What leadership is having a vision, being able to articulate that so the people around you can understand it, and getting a consensus on a common vision.
The latest understanding of where technology was and what we could do with that technology, and we wanted to bring that to lots of people.
So the neatest thing that happens is when you get a core group of, you know, ten great people, it becomes self-policing as to who they let into that group.
We agonized over hiring. We had interviews.
I'd go back and look at some of the interviews again. They would start at 9:00 or 10:00 in the morning and go through dinner.
A new interviewee would talk to everybody in the building at least once and maybe a couple times, and then come back for another round of interviews, and then we’d all get together and talk about it.
And then they'd fill out an application. No, they never filled out an application.

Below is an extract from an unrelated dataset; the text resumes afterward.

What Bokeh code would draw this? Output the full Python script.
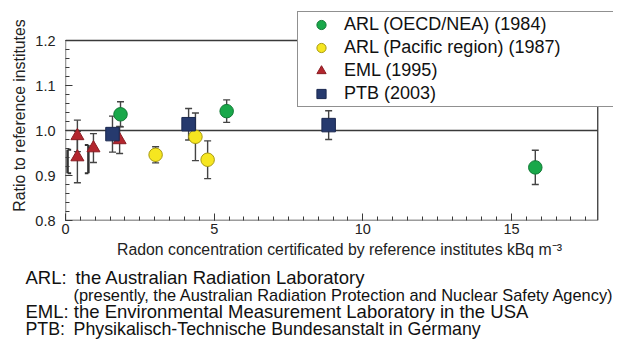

The critical part of the interview, at least to my mind, was when we finally decided we liked them enough to show them the Macintosh prototype and then we sat them down in front of it.
If they were just kind of bored, or said: “This is a nice computer,”
We didn’t want them. We wanted their eyes to light up and for them to get really excited, and then we knew they were one of us. And everybody just wanted to work.
Not because it was work that had to be done, but it was because something we really believed in that was just going to really make a difference.
And that’s what kept the whole thing going.
We all wanted exactly the same thing, instead of spending our time arguing about what the computer should be.
We all knew what the computer should be, and went just went and did it.
We went through that stage in Apple where we went out and thought oh, we’re gonna be a big company, let’s hire professional management.
Why do you want to work for somebody you can’t learn anything from?
Thirty-two years old, an English Literature major with an MBA from Stanford, Debbie was a financial manager with no experience in manufacturing.
It’s an incredible, high risk both for myself, personally and professionally, and for Apple as a company, to put a person like myself in this job.
I mean, they’re really betting on a lot of things.
We’re betting that my skills at organizational effectiveness, you know, override all lack of technology, lack of experience, lack of, you know, time in manufacturing.
This is a place where people were afforded incredibly unique opportunities to prove that they could do.
They could write the book again.
[narrator] Inscribed inside the casing of every Macintosh, unseen by the consumer, are the signatures of the whole team.
This is Apple’s way of affirming that their latest innovation is a product of the individuals who created it, not the corporation.